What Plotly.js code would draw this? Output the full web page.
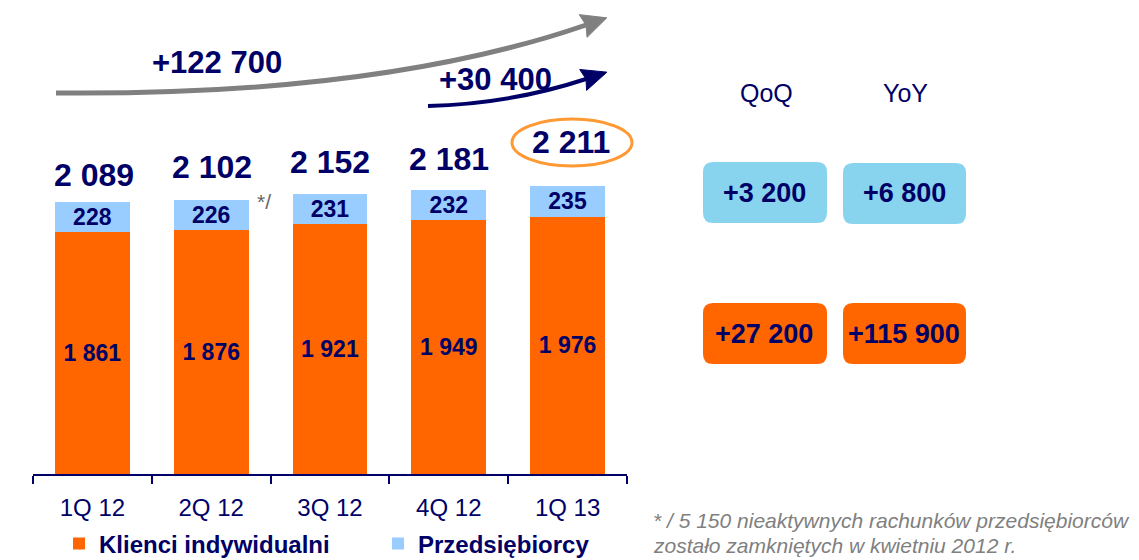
<!DOCTYPE html>
<html>
<head>
<meta charset="utf-8">
<script src="https://cdn.plot.ly/plotly-3.0.1.min.js"></script>
<style>
  html, body { margin: 0; padding: 0; background: #ffffff; }
  #chart { width: 1139px; height: 560px; }
</style>
</head>
<body>
<div id="chart"></div>
<script>
// ---- data ----
const categories = ['1Q 12', '2Q 12', '3Q 12', '4Q 12', '1Q 13'];
const klienci = [1861, 1876, 1921, 1949, 1976];
const przedsiebiorcy = [228, 226, 231, 232, 235];
const seriesNames = ['Klienci indywidualni', 'Przedsiębiorcy'];
const growthLabels = ['+122 700', '+30 400'];
const periodHeaders = ['QoQ', 'YoY'];
const qoqChanges = ['+3 200', '+27 200'];
const yoyChanges = ['+6 800', '+115 900'];
const footnoteLines = ['* / 5 150 nieaktywnych rachunków przedsiębiorców', 'zostało zamkniętych w kwietniu 2012 r.'];
const footnoteMark = '*/';
const totals = klienci.map((v, i) => v + przedsiebiorcy[i]);

// ---- styling ----
const W = 1139, H = 560;
const NAVY = '#000066';
const ORANGE = '#FF6600';
const LIGHTBLUE = '#99CCFF';
const BOXBLUE = '#88D4EF';
const FONT = 'Arial, "Liberation Sans", sans-serif';
const px = x => x / W;
const py = y => 1 - y / H;
const totalShift = [27, 33, 32, 31, 44];
const totalXShift = [2, 1, 0, 0, 3];

const traces = [
  {
    type: 'bar', x: categories, y: klienci, name: '<b>' + seriesNames[0] + '</b>',
    marker: { color: ORANGE }, width: 0.63,
    texttemplate: '<b>%{y:,}</b>', textposition: 'inside', insidetextanchor: 'middle',
    constraintext: 'none', textangle: 0,
    textfont: { family: FONT, size: 23, color: NAVY }, hoverinfo: 'skip'
  },
  {
    type: 'bar', x: categories, y: przedsiebiorcy, name: '<b>' + seriesNames[1] + '</b>',
    marker: { color: LIGHTBLUE }, width: 0.63,
    texttemplate: '<b>%{y:,}</b>', textposition: 'inside', insidetextanchor: 'middle',
    constraintext: 'none', textangle: 0,
    textfont: { family: FONT, size: 23, color: NAVY }, hoverinfo: 'skip'
  }
];

const annotations = [];
totals.forEach((t, i) => {
  annotations.push({
    x: categories[i], y: t, xref: 'x', yref: 'y', text: '<b>' + t.toLocaleString('en-US').replace(/,/g, ' ') + '</b>',
    showarrow: false, yanchor: 'middle', yshift: totalShift[i], xshift: totalXShift[i],
    font: { family: FONT, size: 32, color: NAVY }
  });
});

function txt(x, y, text, size, color, opts) {
  return Object.assign({
    x: px(x), y: py(y), xref: 'paper', yref: 'paper', text: text, showarrow: false,
    xanchor: 'center', yanchor: 'middle', font: { family: FONT, size: size, color: color }
  }, opts || {});
}

annotations.push(txt(217, 62, '<b>' + growthLabels[0] + '</b>', 31, NAVY));
annotations.push(txt(495, 80, '<b>' + growthLabels[1] + '</b>', 31, NAVY));
annotations.push(txt(766, 93, periodHeaders[0], 25, NAVY));
annotations.push(txt(905, 93, periodHeaders[1], 25, NAVY));
annotations.push(txt(764, 193, '<b>' + qoqChanges[0] + '</b>', 27, NAVY));
annotations.push(txt(904, 193, '<b>' + yoyChanges[0] + '</b>', 27, NAVY));
annotations.push(txt(764, 334, '<b>' + qoqChanges[1] + '</b>', 27, NAVY));
annotations.push(txt(904, 334, '<b>' + yoyChanges[1] + '</b>', 27, NAVY));
annotations.push(txt(264, 201, footnoteMark, 21, '#666666'));
annotations.push(txt(651, 520, '<i>' + footnoteLines[0] + '</i>', 21, '#808080', { xanchor: 'left' }));
annotations.push(txt(651, 545, '<i>' + footnoteLines[1] + '</i>', 21, '#808080', { xanchor: 'left' }));

function roundRect(x0, y0, x1, y1, r, fill) {
  const X0 = px(x0), X1 = px(x1), Y0 = py(y0), Y1 = py(y1);
  const rx = r / W, ry = r / H;
  const p = `M ${X0 + rx} ${Y0} L ${X1 - rx} ${Y0} Q ${X1} ${Y0} ${X1} ${Y0 - ry} ` +
            `L ${X1} ${Y1 + ry} Q ${X1} ${Y1} ${X1 - rx} ${Y1} L ${X0 + rx} ${Y1} ` +
            `Q ${X0} ${Y1} ${X0} ${Y1 + ry} L ${X0} ${Y0 - ry} Q ${X0} ${Y0} ${X0 + rx} ${Y0} Z`;
  return { type: 'path', xref: 'paper', yref: 'paper', path: p, fillcolor: fill, line: { width: 0 }, layer: 'below' };
}

function curvedArrow(x0, y0, cx, cy, x1, y1, color, lw, headLen, headHalf) {
  const shapes = [];
  shapes.push({
    type: 'path', xref: 'paper', yref: 'paper',
    path: `M ${px(x0)} ${py(y0)} Q ${px(cx)} ${py(cy)} ${px(x1)} ${py(y1)}`,
    line: { color: color, width: lw }
  });
  let dx = x1 - cx, dy = y1 - cy;
  const len = Math.hypot(dx, dy); dx /= len; dy /= len;
  const tipX = x1 + dx * headLen, tipY = y1 + dy * headLen;
  const bx = x1 - dx * 3, by = y1 - dy * 3;
  const ax1 = bx - dy * headHalf, ay1 = by + dx * headHalf;
  const ax2 = bx + dy * headHalf, ay2 = by - dx * headHalf;
  shapes.push({
    type: 'path', xref: 'paper', yref: 'paper',
    path: `M ${px(tipX)} ${py(tipY)} L ${px(ax1)} ${py(ay1)} L ${px(x1)} ${py(y1)} L ${px(ax2)} ${py(ay2)} Z`,
    fillcolor: color, line: { color: color, width: 1 }
  });
  return shapes;
}

const shapes = [];
shapes.push(...curvedArrow(56, 93, 380, 96, 586, 25, '#808080', 5, 22, 12));
shapes.push(...curvedArrow(428, 106, 510, 104, 586, 79, NAVY, 4, 22, 11));
shapes.push({
  type: 'circle', xref: 'paper', yref: 'paper',
  x0: px(512), x1: px(632), y0: py(166), y1: py(119),
  line: { color: '#FF9933', width: 3 }, fillcolor: 'rgba(0,0,0,0)'
});
shapes.push(roundRect(703, 162, 827, 223, 10, BOXBLUE));
shapes.push(roundRect(843, 163, 966, 224, 10, BOXBLUE));
shapes.push(roundRect(703, 303, 827, 364, 10, ORANGE));
shapes.push(roundRect(843, 303, 966, 364, 10, ORANGE));

const layout = {
  width: W, height: H,
  margin: { l: 0, r: 0, t: 0, b: 0, pad: 0, autoexpand: false },
  paper_bgcolor: '#ffffff', plot_bgcolor: '#ffffff',
  separators: ', ',
  barmode: 'stack',
  showlegend: true,
  legend: {
    orientation: 'h', x: px(59), y: py(544), xanchor: 'left', yanchor: 'middle',
    font: { family: FONT, size: 24, color: NAVY }, traceorder: 'normal',
    entrywidth: 274, entrywidthmode: 'pixels',
    bgcolor: 'rgba(0,0,0,0)'
  },
  xaxis: {
    type: 'category', domain: [px(33), px(627)], range: [-0.5, 4.5],
    showline: true, linecolor: NAVY, linewidth: 2,
    ticks: 'outside', tickson: 'boundaries', ticklen: 8, tickwidth: 2, tickcolor: NAVY,
    tickfont: { family: FONT, size: 24, color: NAVY }, ticklabelstandoff: 11,
    showgrid: false, zeroline: false, fixedrange: true, automargin: false
  },
  yaxis: {
    domain: [py(474), py(60)], range: [0, 3180], visible: false,
    showgrid: false, zeroline: false, fixedrange: true
  },
  annotations: annotations,
  shapes: shapes
};

Plotly.newPlot('chart', traces, layout, { staticPlot: true, displayModeBar: false });
</script>
</body>
</html>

============================================================

▸ Stated task
Copy nothing but the lines from the top of the material through the line holding "const totalXShift = [2, 1, 0, 0, 3];", exactly as written; omit pictures.

▸ The output
What Plotly.js code would draw this? Output the full web page.
<!DOCTYPE html>
<html>
<head>
<meta charset="utf-8">
<script src="https://cdn.plot.ly/plotly-3.0.1.min.js"></script>
<style>
  html, body { margin: 0; padding: 0; background: #ffffff; }
  #chart { width: 1139px; height: 560px; }
</style>
</head>
<body>
<div id="chart"></div>
<script>
// ---- data ----
const categories = ['1Q 12', '2Q 12', '3Q 12', '4Q 12', '1Q 13'];
const klienci = [1861, 1876, 1921, 1949, 1976];
const przedsiebiorcy = [228, 226, 231, 232, 235];
const seriesNames = ['Klienci indywidualni', 'Przedsiębiorcy'];
const growthLabels = ['+122 700', '+30 400'];
const periodHeaders = ['QoQ', 'YoY'];
const qoqChanges = ['+3 200', '+27 200'];
const yoyChanges = ['+6 800', '+115 900'];
const footnoteLines = ['* / 5 150 nieaktywnych rachunków przedsiębiorców', 'zostało zamkniętych w kwietniu 2012 r.'];
const footnoteMark = '*/';
const totals = klienci.map((v, i) => v + przedsiebiorcy[i]);

// ---- styling ----
const W = 1139, H = 560;
const NAVY = '#000066';
const ORANGE = '#FF6600';
const LIGHTBLUE = '#99CCFF';
const BOXBLUE = '#88D4EF';
const FONT = 'Arial, "Liberation Sans", sans-serif';
const px = x => x / W;
const py = y => 1 - y / H;
const totalShift = [27, 33, 32, 31, 44];
const totalXShift = [2, 1, 0, 0, 3];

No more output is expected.